Tel est le « cœur apostolique » de Jean, formé à l’école de Jean-Baptiste. Sa « sortie aux périphéries » a cette note très particulière, qui sera celle du monachisme primitif : il« sort » en « demeurant ». Apparemment, extérieurement, cette « demeurance » semble diamétralement opposée à la « sortie » des voyages missionnaires de Paul, l’apôtre infatigable des païens. Mais, intérieurement, c’est le même mystère apostolique qui trouve là comme deux facettes, indissociables et complémentaires, de son incarnation. Il s’agit toujours, même si les moyens concrets diffèrent, de « sortir aux périphéries », c’est-à-dire d’étendre le règne de Dieu (lumière, vie, miséricorde,…) là où règnent encore le démon, le péché, l’incroyance et les ténèbres.

[1François, Exhortation apostolique La joie de l’Évangile, 2013, n° 49.

[2Ibid., n° 20.

[3Ibid., n° 46.

[4Ibid., n° 20.

[5Ibid., n° 20.

[6Voir Jn 8,42 : « C’est de Dieu que je suis sorti et que je viens ; je ne suis pas venu de moi-même, mais c’est lui qui m’a envoyé » ; Jn 16,27-28 : « Le Père lui-même vous aime, parce que vous m’avez aimé, et que vous avez cru que je suis sorti de Dieu. Je suis sorti du Père, et je suis venu dans le monde ; maintenant je quitte le monde, et je vais au Père » ; Jn 17,8 : « Ils ont vraiment reconnu que je suis sorti d’auprès de toi, et ils ont cru que tu m’as envoyé ».

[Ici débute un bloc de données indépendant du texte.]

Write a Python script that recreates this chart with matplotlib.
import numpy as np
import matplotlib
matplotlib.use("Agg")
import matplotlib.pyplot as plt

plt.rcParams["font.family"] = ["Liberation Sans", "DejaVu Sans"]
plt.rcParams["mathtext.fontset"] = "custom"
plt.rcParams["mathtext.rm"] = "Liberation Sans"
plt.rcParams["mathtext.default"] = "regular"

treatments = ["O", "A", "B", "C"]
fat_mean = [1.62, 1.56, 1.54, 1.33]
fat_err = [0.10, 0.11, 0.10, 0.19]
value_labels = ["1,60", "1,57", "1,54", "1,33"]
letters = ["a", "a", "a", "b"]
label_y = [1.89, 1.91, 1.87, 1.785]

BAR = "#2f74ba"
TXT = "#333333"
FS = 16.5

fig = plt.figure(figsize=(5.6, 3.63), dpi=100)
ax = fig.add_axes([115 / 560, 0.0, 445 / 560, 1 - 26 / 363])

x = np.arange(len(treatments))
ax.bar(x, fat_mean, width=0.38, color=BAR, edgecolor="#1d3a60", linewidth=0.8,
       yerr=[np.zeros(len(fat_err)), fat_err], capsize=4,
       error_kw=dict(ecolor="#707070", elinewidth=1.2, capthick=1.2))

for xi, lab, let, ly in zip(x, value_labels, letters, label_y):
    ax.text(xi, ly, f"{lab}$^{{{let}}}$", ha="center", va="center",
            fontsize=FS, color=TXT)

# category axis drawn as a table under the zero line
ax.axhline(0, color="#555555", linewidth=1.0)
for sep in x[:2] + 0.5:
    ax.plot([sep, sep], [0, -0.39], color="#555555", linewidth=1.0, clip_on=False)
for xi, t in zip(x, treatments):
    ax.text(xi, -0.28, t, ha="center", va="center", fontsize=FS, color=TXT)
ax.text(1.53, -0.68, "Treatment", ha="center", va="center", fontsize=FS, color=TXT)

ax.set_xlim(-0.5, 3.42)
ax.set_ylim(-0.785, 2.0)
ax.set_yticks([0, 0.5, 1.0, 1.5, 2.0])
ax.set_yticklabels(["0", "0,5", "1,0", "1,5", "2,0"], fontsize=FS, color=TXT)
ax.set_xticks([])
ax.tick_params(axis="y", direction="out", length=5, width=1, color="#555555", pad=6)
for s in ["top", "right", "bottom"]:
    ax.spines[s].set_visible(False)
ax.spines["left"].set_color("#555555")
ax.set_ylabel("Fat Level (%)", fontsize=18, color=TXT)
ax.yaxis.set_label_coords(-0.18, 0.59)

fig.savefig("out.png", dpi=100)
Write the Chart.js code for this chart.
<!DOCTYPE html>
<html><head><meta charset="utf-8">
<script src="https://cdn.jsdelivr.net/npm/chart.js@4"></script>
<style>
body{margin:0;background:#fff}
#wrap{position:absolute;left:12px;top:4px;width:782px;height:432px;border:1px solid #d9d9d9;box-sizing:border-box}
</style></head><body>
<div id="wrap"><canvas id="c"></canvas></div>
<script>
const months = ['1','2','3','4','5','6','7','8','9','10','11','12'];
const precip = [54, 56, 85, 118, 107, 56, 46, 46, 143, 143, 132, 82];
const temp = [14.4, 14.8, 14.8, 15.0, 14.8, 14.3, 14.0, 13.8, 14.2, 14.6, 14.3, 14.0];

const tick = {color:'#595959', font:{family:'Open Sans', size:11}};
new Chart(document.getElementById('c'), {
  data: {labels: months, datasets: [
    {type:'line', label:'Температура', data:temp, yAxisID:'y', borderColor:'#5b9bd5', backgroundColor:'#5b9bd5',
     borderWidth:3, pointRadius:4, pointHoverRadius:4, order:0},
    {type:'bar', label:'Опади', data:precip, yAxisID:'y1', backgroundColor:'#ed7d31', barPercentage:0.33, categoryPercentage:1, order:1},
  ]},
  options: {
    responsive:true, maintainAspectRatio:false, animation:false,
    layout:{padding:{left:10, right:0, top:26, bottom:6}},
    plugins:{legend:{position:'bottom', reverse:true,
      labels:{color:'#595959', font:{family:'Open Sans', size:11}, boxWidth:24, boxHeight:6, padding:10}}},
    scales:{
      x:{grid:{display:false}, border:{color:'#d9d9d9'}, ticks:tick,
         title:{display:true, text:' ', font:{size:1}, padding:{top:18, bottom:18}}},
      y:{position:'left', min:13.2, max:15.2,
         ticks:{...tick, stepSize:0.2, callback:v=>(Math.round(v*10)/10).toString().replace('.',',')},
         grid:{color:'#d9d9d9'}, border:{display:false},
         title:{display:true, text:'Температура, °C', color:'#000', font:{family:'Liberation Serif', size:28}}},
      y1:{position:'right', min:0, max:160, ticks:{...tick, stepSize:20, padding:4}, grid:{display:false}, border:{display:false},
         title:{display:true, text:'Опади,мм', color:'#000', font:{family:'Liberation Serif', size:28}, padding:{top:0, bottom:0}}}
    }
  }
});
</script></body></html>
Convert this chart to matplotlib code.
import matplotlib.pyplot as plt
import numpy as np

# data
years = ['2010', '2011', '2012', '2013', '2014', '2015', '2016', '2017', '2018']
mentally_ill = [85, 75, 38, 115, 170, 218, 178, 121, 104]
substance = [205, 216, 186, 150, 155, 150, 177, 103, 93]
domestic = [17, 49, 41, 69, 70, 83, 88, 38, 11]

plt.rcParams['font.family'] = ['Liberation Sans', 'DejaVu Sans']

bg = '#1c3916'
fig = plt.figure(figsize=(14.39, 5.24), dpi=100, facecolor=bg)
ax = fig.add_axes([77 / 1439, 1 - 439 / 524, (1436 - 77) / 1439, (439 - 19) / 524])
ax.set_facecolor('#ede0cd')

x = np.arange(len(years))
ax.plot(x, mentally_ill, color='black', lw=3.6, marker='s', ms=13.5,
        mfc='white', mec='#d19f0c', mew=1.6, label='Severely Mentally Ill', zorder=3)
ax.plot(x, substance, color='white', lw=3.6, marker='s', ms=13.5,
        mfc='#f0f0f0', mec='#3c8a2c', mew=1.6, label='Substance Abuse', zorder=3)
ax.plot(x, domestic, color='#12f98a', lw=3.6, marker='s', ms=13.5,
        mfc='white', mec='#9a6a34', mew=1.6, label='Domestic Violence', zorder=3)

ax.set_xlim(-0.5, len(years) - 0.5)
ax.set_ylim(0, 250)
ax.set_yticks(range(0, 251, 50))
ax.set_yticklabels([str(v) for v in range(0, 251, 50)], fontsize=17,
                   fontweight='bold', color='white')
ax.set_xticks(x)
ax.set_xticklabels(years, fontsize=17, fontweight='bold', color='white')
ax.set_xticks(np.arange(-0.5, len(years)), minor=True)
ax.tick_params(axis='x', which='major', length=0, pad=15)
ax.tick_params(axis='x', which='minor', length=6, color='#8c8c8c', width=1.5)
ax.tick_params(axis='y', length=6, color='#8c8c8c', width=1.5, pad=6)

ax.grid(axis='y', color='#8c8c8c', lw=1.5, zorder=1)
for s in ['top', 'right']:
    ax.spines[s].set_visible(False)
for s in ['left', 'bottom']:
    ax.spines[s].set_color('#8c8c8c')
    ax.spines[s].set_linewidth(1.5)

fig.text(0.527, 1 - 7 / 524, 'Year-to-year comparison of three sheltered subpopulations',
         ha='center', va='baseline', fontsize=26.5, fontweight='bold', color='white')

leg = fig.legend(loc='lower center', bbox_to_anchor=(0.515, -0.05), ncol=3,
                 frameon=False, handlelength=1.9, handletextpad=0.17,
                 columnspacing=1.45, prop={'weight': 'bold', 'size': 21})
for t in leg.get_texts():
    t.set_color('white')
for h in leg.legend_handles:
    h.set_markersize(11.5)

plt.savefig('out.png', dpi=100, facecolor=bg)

[7Nous avons là un accomplissement et un dépassement de l’institution juive du schaliah (envoyé). « Le schaliah d’un homme est un autre lui-même », répète le Talmud une bonne vingtaine de fois, signifiant par là que celui qui délègue un envoyé, un schaliah, est si bien censé agir lui-même par son schaliah que ce qu’établit ce dernier en son nom est considéré comme aussi irrévocable que si l’envoyeur avait lui-même agi. Éliézer, pour ne citer qu’un exemple, est le schaliah d’Abraham, son envoyé pour conclure en son nom et avec son autorité le mariage de son fils Isaac (cf. Gn 24). L’« apostolat » du Nouveau Testament trouve sa source dans cette institution très ancienne, mais acquiert une portée entièrement nouvelle : quand Jésus, envoyé par le Père, envoie à son tour ses disciples, il ne s’agit plus d’une simple fiction juridique, mais d’une réalité. Grâce à l’Esprit Saint que Jésus leur a donné en les envoyant, non seulement ils accomplissent son œuvre, mais surtout Jésus lui-même l’accomplit lui-même en eux.

[8Remarquons au passage que les seuls vers lesquels Jésus « sort », en allant lui-même vers eux, sont le paralysé de Bethsata et Lazare déjà mort, c’est-à-dire ceux qui n’ont vraiment aucun moyen d’aller à Jésus par leurs propres moyens. Les autres, eux, viennent eux-mêmes à Jésus, comme attirés par lui.

[9Le curé d’Ars parlait du « cœur liquide » des saints. Voir Procès de béatification et de canonisation de saint Jean-Marie Vianney, témoignage de Monsieur l’Abbé Joseph Toccanier, 161 : « Il disait : “Les saints avaient un bon cœur, un cœur liquide.” Et il ne se doutait pas qu’il se peignait lui-même » (texte du Procès consultable sur http://www.clerus.org/clerus/dati/2009-11/24-13/Ars_proces_informatif_fr.html). Le thème du cœur « liquide » est déjà présent dans l’Écriture et commenté par Thomas d’Aquin. Dans les questions de la Somme théologique sur les effets de la passion « amour » (I-II, Q. 28, a. 5), le Docteur angélique renvoie à une parole de la Bien-aimée du Cantique des cantiques au sujet du Bien-Aimé (5,6) : « Anima mea liquefacta est ut locutus est » (Vulg.), litt. : « Mon âme s’est liquéfiée lorsque mon bien-aimé a parlé ». Et saint Thomas de préciser, dans sa réponse aux objections : « On peut attribuer à l’amour quatre effets immédiats : la liquéfaction, la jouissance, la langueur et la ferveur. Le premier de tous est la liquéfaction, qui s’oppose à la congélation. Ce qui est congelé, en effet, est resserré en soi-même, au point que rien ne peut facilement y pénétrer. Au contraire, l’amour dispose l’appétit à accueillir le bien qu’il aime, de sorte que l’aimé est dans l’aimant, comme nous l’avons vu. On voit donc que la congélation ou dureté du cœur est une disposition qui s’oppose à l’amour, tandis que la liquéfaction implique un certain attendrissement qui permet au cœur de s’offrir à la pénétration de l’aimé. »

[10Le verbe δακρύω est un hapax du Nouveau Testament. Partout ailleurs, y compris en Lc 19,41 quand Jésus pleure sur Jérusalem, le verbe employé pour « pleurer » est κλαίω, qui évoque l’idée de pleurs avec des lamentations, des cris, des gémissements. Le verbe δακρύω, Iui, décrit des pleurs silencieux.